If you were to conduct a retrospective on, let's say, the last 6 months of your investment in product development, how would your enhancements break down between the following (while many enhancements check more than one box, be honest about the one key driver for the change):

  • Customer requests/demands

  • Sales team requests/demands

  • Ideas from a senior executive

  • Security, Compliance, TechArch, etc. requirements

  • Enhancements that support an agreed-upon vision for the product


For late-stage startups and growth companies, too often, the first two bullets above dominate the "why" list. A required culture of being revenue-driven fosters this. Since customers and sales teams can, for the most part, be assumed to be rational, its easy to try to satisfy them with development cycles to support the growth of the company.


The problem with overweighting these is that you are trading short-term satisfaction for sustainable mid/long-term success.

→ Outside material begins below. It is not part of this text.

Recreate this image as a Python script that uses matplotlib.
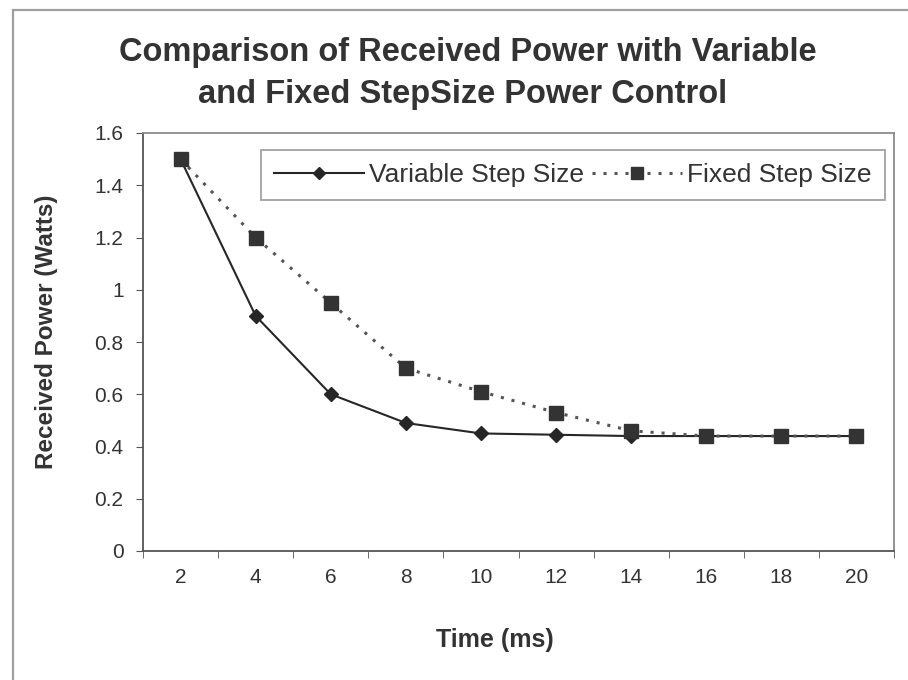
import matplotlib.pyplot as plt
from matplotlib.patches import Rectangle

plt.rcParams['font.family'] = ['Liberation Sans', 'DejaVu Sans']

time_ms = ['2', '4', '6', '8', '10', '12', '14', '16', '18', '20']
variable_step = [1.5, 0.9, 0.6, 0.49, 0.45, 0.445, 0.44, 0.44, 0.44, 0.44]
fixed_step = [1.5, 1.2, 0.95, 0.70, 0.61, 0.53, 0.46, 0.44, 0.44, 0.44]
y_ticks = [0, 0.2, 0.4, 0.6, 0.8, 1.0, 1.2, 1.4, 1.6]
y_labels = ['0', '0.2', '0.4', '0.6', '0.8', '1', '1.2', '1.4', '1.6']

W, H = 908, 680
fig = plt.figure(figsize=(W / 100, H / 100), dpi=100)
fig.patch.set_facecolor('white')

# outer chart frame (runs off the right and bottom edges)
fig.add_artist(Rectangle((13 / W, -0.1), 1.2, 1 - 10 / H + 0.1,
                         transform=fig.transFigure, fill=False,
                         edgecolor='#a0a0a0', linewidth=1.6))

ax = fig.add_axes([143 / W, 1 - 551 / H, (894 - 143) / W, (551 - 133) / H])

x = list(range(len(time_ms)))
ax.plot(x, variable_step, color='#262626', linewidth=1.5, marker='D',
        markersize=7.5, markerfacecolor='#262626', markeredgecolor='#262626',
        label='Variable Step Size', zorder=3)
ax.plot(x, fixed_step, color='#555555', linewidth=2.2, linestyle=(0, (1, 2.6)),
        marker='s', markersize=10.5, markerfacecolor='#333333',
        markeredgecolor='#333333', label='Fixed Step Size', zorder=4)

ax.set_xlim(-0.5, len(time_ms) - 0.5)
ax.set_ylim(0, 1.6)
ax.set_yticks(y_ticks)
ax.set_yticklabels(y_labels)
ax.set_xticks(x)
ax.set_xticklabels(time_ms)
# category boundaries carry the tick marks
ax.set_xticks([i + 0.5 for i in range(-1, len(time_ms))], minor=True)
ax.tick_params(axis='x', which='major', length=0, pad=12, labelsize=15,
               labelcolor='#333333')
ax.tick_params(axis='x', which='minor', length=5, direction='out',
               color='#555555')
ax.tick_params(axis='y', length=5, direction='out', pad=9, labelsize=15,
               color='#555555', labelcolor='#333333')

for side in ['top', 'right']:
    ax.spines[side].set_color('#8a8a8a')
    ax.spines[side].set_linewidth(1.3)
for side in ['left', 'bottom']:
    ax.spines[side].set_color('#555555')
    ax.spines[side].set_linewidth(1.3)

fig.text(495 / W, 1 - 640 / H, 'Time (ms)', ha='center', va='center',
         fontsize=18, fontweight='bold', color='#333333')
fig.text(47 / W, 1 - 332 / H, 'Received Power (Watts)', ha='center',
         va='center', rotation=90, fontsize=17.5, fontweight='bold',
         color='#333333')

fig.text(468 / W, 1 - 52 / H, 'Comparison of Received Power with Variable',
         ha='center', va='center', fontsize=23.5, fontweight='bold',
         color='#333333')
fig.text(463 / W, 1 - 95 / H, 'and Fixed StepSize Power Control',
         ha='center', va='center', fontsize=23.5, fontweight='bold',
         color='#333333')

leg = ax.legend(loc='upper right', bbox_to_anchor=(885 / W, 1 - 150 / H),
                bbox_transform=fig.transFigure, ncol=2, fontsize=19,
                frameon=True, fancybox=False, handlelength=3.4,
                columnspacing=0.3, handletextpad=0.2, borderpad=0.5,
                borderaxespad=0, markerscale=0.85)
leg.get_frame().set_edgecolor('#8a8a8a')
leg.get_frame().set_linewidth(1.3)
for t in leg.get_texts():
    t.set_color('#333333')

fig.savefig('out.png', dpi=100)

The easiest way to remind yourself of this:

  • Customers seek to serve their own best interest even when its unique in the market (rightly so!)

  • Sales teams are incentivized to land the next prospect (rightly so!)

  • Product teams are responsible for supporting the above while building a one-to-many product


What's your product's north star (vision) and how disciplined are your teams and processes to working toward it? To avoid a bloated, Frankenstein product, a healthy product prioritization process seeks balance among all of the above, and especially emphasizes being truthful about how each change supports the agreed-upon product vision.